(Stored items)
* BEGIN *

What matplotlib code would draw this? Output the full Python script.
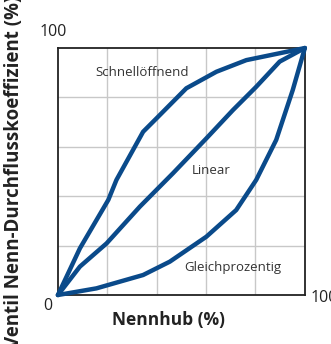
import numpy as np
import matplotlib.pyplot as plt

plt.rcParams["font.family"] = ["Open Sans", "DejaVu Sans"]

# Kennlinien (Nennhub % -> Kv %)
hub_schnell = [0, 8.9, 20.4, 23.7, 34.5, 39.9, 52, 64.2, 76.3, 100]
kv_schnell = [0, 18.9, 38.5, 46.6, 66.1, 71.5, 83.7, 90.4, 95.1, 100]

hub_linear = [0, 8.9, 19.7, 33.2, 46.6, 60.1, 70.9, 80.3, 89.8, 100]
kv_linear = [0, 11.5, 20.9, 35.8, 49.3, 63.4, 74.9, 84.3, 94.5, 100]

hub_gleich = [0, 15.6, 34.5, 45.3, 60.1, 72.2, 80.3, 88.4, 95.1, 100]
kv_gleich = [0, 2.7, 8.1, 13.5, 23.6, 34.4, 46.6, 62.8, 83.0, 100]

blue = "#0a4a8a"

fig = plt.figure(figsize=(3.31, 3.44), dpi=100)
ax = fig.add_axes([0.175, 0.1424, 0.746, 0.718])

for x, y in [(hub_schnell, kv_schnell), (hub_linear, kv_linear), (hub_gleich, kv_gleich)]:
    ax.plot(x, y, color=blue, lw=3.2, solid_joinstyle="round", solid_capstyle="round", clip_on=False, zorder=3)

ax.set_xlim(0, 100)
ax.set_ylim(0, 100)
ax.set_xticks([20, 40, 60, 80])
ax.set_yticks([20, 40, 60, 80])
ax.grid(True, color="#c8c8c8", lw=1)
ax.tick_params(length=0, labelbottom=False, labelleft=False)
for s in ax.spines.values():
    s.set_color("#222222")
    s.set_linewidth(1.3)

# Kurvenbeschriftungen
ax.text(34, 90, "Schnellöffnend", ha="center", va="center", fontsize=9.5, color="#333333")
ax.text(62, 50.5, "Linear", ha="center", va="center", fontsize=9.5, color="#333333")
ax.text(71, 11, "Gleichprozentig", ha="center", va="center", fontsize=9.5, color="#333333")

# Achsenwerte
ax.text(-2, 106.5, "100", ha="center", va="center", fontsize=11.5, color="#222222", clip_on=False)
ax.text(-4, -4.5, "0", ha="center", va="center", fontsize=11.5, color="#222222", clip_on=False)
ax.text(102.4, -1.2, "100", ha="left", va="center", fontsize=11.5, color="#222222", clip_on=False)

fig.text(0.508, 0.07, "Nennhub (%)", ha="center", va="center", fontsize=12.5, fontweight="bold", color="#222222")
fig.text(0.042, 0.5, "Ventil Nenn-Durchflusskoeffizient (%)", ha="center", va="center", rotation=90,
         fontsize=13.5, fontweight="bold", color="#222222")

plt.savefig("out.png", dpi=100)
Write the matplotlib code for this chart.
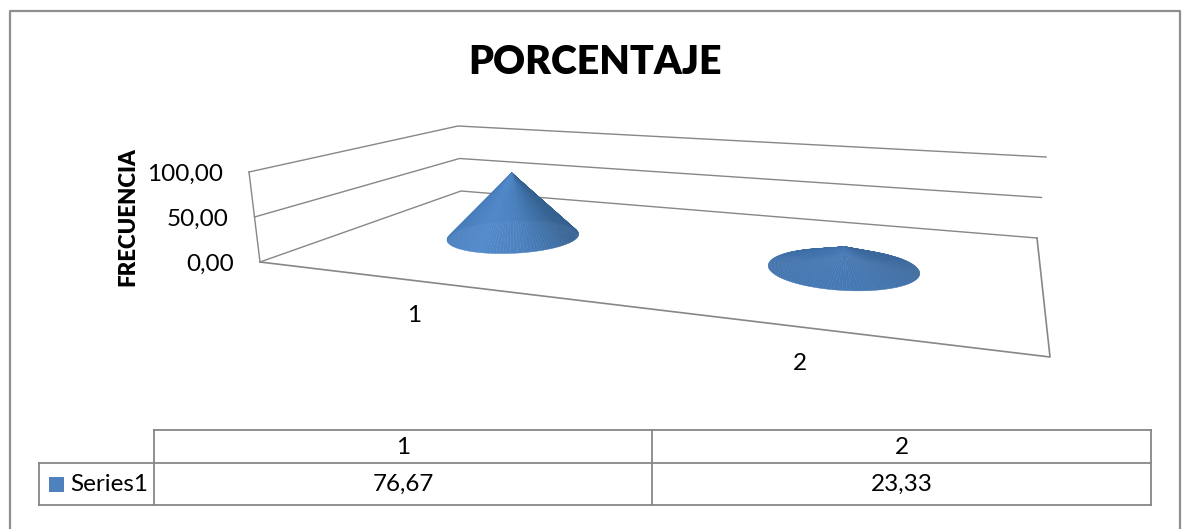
import numpy as np
import matplotlib
matplotlib.use('Agg')
import matplotlib.pyplot as plt
from matplotlib.collections import PolyCollection

categories = ['1', '2']
values = [76.67, 23.33]
value_labels = ['76,67', '23,33']
series_name = 'Series1'
axis_ticks = [0, 50, 100]
axis_tick_labels = ['0,00', '50,00', '100,00']
title = 'PORCENTAJE'
axis_title = 'FRECUENCIA'

GRAY = '#878787'
BLUE = '#4f81bd'
LABEL_SIZE = 17.5

plt.rcParams['font.family'] = ['Lato', 'DejaVu Sans']

# floor corners: front-left, front-right, back-right, back-left
floor = np.array([[260, 262], [1050, 357], [1037, 238], [461, 191]], dtype=float)
# pixels for 100 units and sideways lean of the verticals at those corners
rise = np.array([90, 110, 81, 65], dtype=float)
lean = np.array([-11, 14, 9, -3], dtype=float)


def floor_homography(q):
    dx1, dx2 = q[1] - q[2], q[3] - q[2]
    s = q[0] - q[1] + q[2] - q[3]
    det = dx1[0] * dx2[1] - dx2[0] * dx1[1]
    g = (s[0] * dx2[1] - dx2[0] * s[1]) / det
    h = (dx1[0] * s[1] - s[0] * dx1[1]) / det
    return np.array([
        [q[1][0] - q[0][0] + g * q[1][0], q[3][0] - q[0][0] + h * q[3][0], q[0][0]],
        [q[1][1] - q[0][1] + g * q[1][1], q[3][1] - q[0][1] + h * q[3][1], q[0][1]],
        [g, h, 1.0]])


H = floor_homography(floor)


def corner_mix(u, v, c):
    return (c[0] * (1 - u) * (1 - v) + c[1] * u * (1 - v)
            + c[2] * u * v + c[3] * (1 - u) * v)


def project(u, v, val=0.0):
    # u runs along the categories, v goes back into the chart, val goes up
    u, v = np.asarray(u, dtype=float), np.asarray(v, dtype=float)
    w = H[2, 0] * u + H[2, 1] * v + 1
    x = (H[0, 0] * u + H[0, 1] * v + H[0, 2]) / w
    y = (H[1, 0] * u + H[1, 1] * v + H[1, 2]) / w
    return (x + corner_mix(u, v, lean) * val / 100,
            y - corner_mix(u, v, rise) * val / 100)


fig = plt.figure(figsize=(11.82, 5.29), dpi=100)
ax = fig.add_axes([0, 0, 1, 1])
ax.set_xlim(0, 1182)
ax.set_ylim(529, 0)
ax.axis('off')

# chart frame, open at the bottom
ax.plot([10, 10, 1180, 1180], [529, 11, 11, 529], color='#8f8f8f', lw=1.6)

# walls and floor
for tick in axis_ticks:
    x, y = project([0, 0, 1], [0, 1, 1], tick)
    ax.plot(x, y, color=GRAY, lw=1.0)
x, y = project([0, 1, 1], [0, 0, 1])
ax.plot(x, y, color=GRAY, lw=1.2)
x, y = project([0, 0], [0, 0], np.array([0, 100]))
ax.plot(x, y, color=GRAY, lw=1.0)

for tick, label in zip(axis_ticks, axis_tick_labels):
    x, y = project(0, 0, tick)
    ax.text(x - 26, y + 2.5, label, ha='right', va='center', fontsize=LABEL_SIZE)

stops = [-180, -90, 0, 35, 60, 90, 180]
shades = np.array([[0x2f, 0x5a, 0x8a], [0x42, 0x76, 0xb2], [0x52, 0x8a, 0xcb],
                   [0x4d, 0x82, 0xc0], [0x41, 0x74, 0xab], [0x37, 0x64, 0x94],
                   [0x2f, 0x5a, 0x8a]]) / 255
flat_colour = np.array([0x3f, 0x6e, 0xa6]) / 255
flatness = [0.0, 0.6]
rim_u = [0.098, 0.1]
rim_v = [0.2, 0.2]
segments = 120
base_drop = 1.5

for i, val in enumerate(values):
    u0, v0 = (i + 0.5) / len(values), 0.5
    t = np.linspace(-np.pi, np.pi, segments + 1)
    rx, ry = project(u0 + rim_u[i] * np.cos(t), v0 + rim_v[i] * np.sin(t))
    ry = ry + base_drop
    ax_, ay_ = project(u0, v0, val)
    ay_ = ay_ + base_drop
    polys, cols = [], []
    facing = np.degrees((t[:-1] + t[1:]) / 2) + 90
    facing = (facing + 180) % 360 - 180
    for k in range(segments):
        polys.append([(ax_, ay_), (rx[k], ry[k]), (rx[k + 1], ry[k + 1])])
        c = np.array([np.interp(facing[k], stops, shades[:, j]) for j in range(3)])
        cols.append(c * (1 - flatness[i]) + flat_colour * flatness[i])
    order = np.argsort(ry[:-1])
    fan = PolyCollection([polys[k] for k in order], facecolors=[cols[k] for k in order],
                         edgecolors=[cols[k] for k in order], linewidths=0.3, zorder=3)
    ax.add_collection(fan)

ax.text(414, 316, categories[0], ha='center', va='center', fontsize=LABEL_SIZE)
ax.text(800, 363, categories[1], ha='center', va='center', fontsize=LABEL_SIZE)

ax.text(595, 62, title, ha='center', va='center', fontsize=28.4, fontweight='heavy')
ax.text(128, 217, axis_title, ha='center', va='center', rotation=90,
        fontsize=16, fontweight='heavy')

# data table under the chart
col_x = [154, 652, 1151]
row_y = [430, 463, 505]
ax.plot([154, 1151], [row_y[0], row_y[0]], color=GRAY, lw=1.3)
ax.plot([39, 1151], [row_y[1], row_y[1]], color=GRAY, lw=1.3)
ax.plot([39, 1151], [row_y[2], row_y[2]], color=GRAY, lw=1.3)
ax.plot([39, 39], [row_y[1], row_y[2]], color=GRAY, lw=1.3)
for cx in col_x:
    ax.plot([cx, cx], [row_y[0], row_y[2]], color=GRAY, lw=1.3)

for j in range(len(categories)):
    cx = (col_x[j] + col_x[j + 1]) / 2
    ax.text(cx, 447.5, categories[j], ha='center', va='center', fontsize=LABEL_SIZE)
    ax.text(cx, 484.5, value_labels[j], ha='center', va='center', fontsize=LABEL_SIZE)

ax.plot([55.5], [484], marker='s', ms=10.8, mew=0, color=BLUE)
ax.text(70, 484.5, series_name, ha='left', va='center', fontsize=LABEL_SIZE)

fig.savefig('out.png', dpi=100)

* END *

• _Exercise_: Pictures are excluded; extract exactly the lines from the start of the data through the line that holds "90.4, 95.1, 100]", both ends included.

• _Correct answer_:
What matplotlib code would draw this? Output the full Python script.
import numpy as np
import matplotlib.pyplot as plt

plt.rcParams["font.family"] = ["Open Sans", "DejaVu Sans"]

# Kennlinien (Nennhub % -> Kv %)
hub_schnell = [0, 8.9, 20.4, 23.7, 34.5, 39.9, 52, 64.2, 76.3, 100]
kv_schnell = [0, 18.9, 38.5, 46.6, 66.1, 71.5, 83.7, 90.4, 95.1, 100]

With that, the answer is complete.